Il a été remarqué que les séries de céramiques de la dynastie Tang (618-907) constituées par Michel Calmann sont remarquables, notamment par la variété des formes et des « partis décoratifs » qu’elles regroupent (Paul-David M. et Lion-Goldschmidt D. dans Auboyer J., 1969, p. 34). On y trouve notamment des vases monochromes et plusieurs plats à glaçure de type sancai, mais aussi quelques statuettes. Sa collection de céramiques chinoises de la dynastie Song offre quant à elle une sélection de pièces issues de plusieurs fours. Calmann a réuni notamment des grès des fours de Yaozhou, de Longquan, de Hangzhou et de Cizhou et des porcelaines de Ding et de Jingdezhen.
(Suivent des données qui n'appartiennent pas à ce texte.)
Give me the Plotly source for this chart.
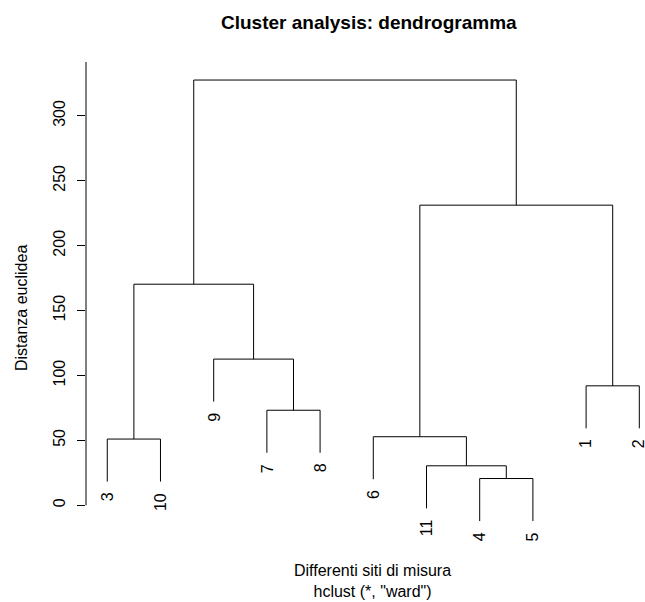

Par ces choix de céramiques anciennes, Michel Calmann rompt radicalement avec le goût pour la porcelaine polychrome qui prévalait en France jusque dans les premières années du XXe siècle. Il se tourne vers des pièces principalement monochromes dont il apprécie une sorte d’imperfection, qu’il oppose à la porcelaine chinoise produite par la suite (Calmann M., 1937, p. 11). Il suit en cela un l’intérêt nouveau que suscitent ces objets dans la première moitié du XXe siècle.

Des recherches futures permettront d’éclairer les aspects de l’histoire de cette collection qui restent encore dans l’ombre, tout comme les modalités de la circulation de ces objets. Elles promettent également d’approfondir la compréhension des pratiques et des choix de Michel Calmann, de son rapport aux objets et de son rôle dans la présentation de l’art chinois à Paris.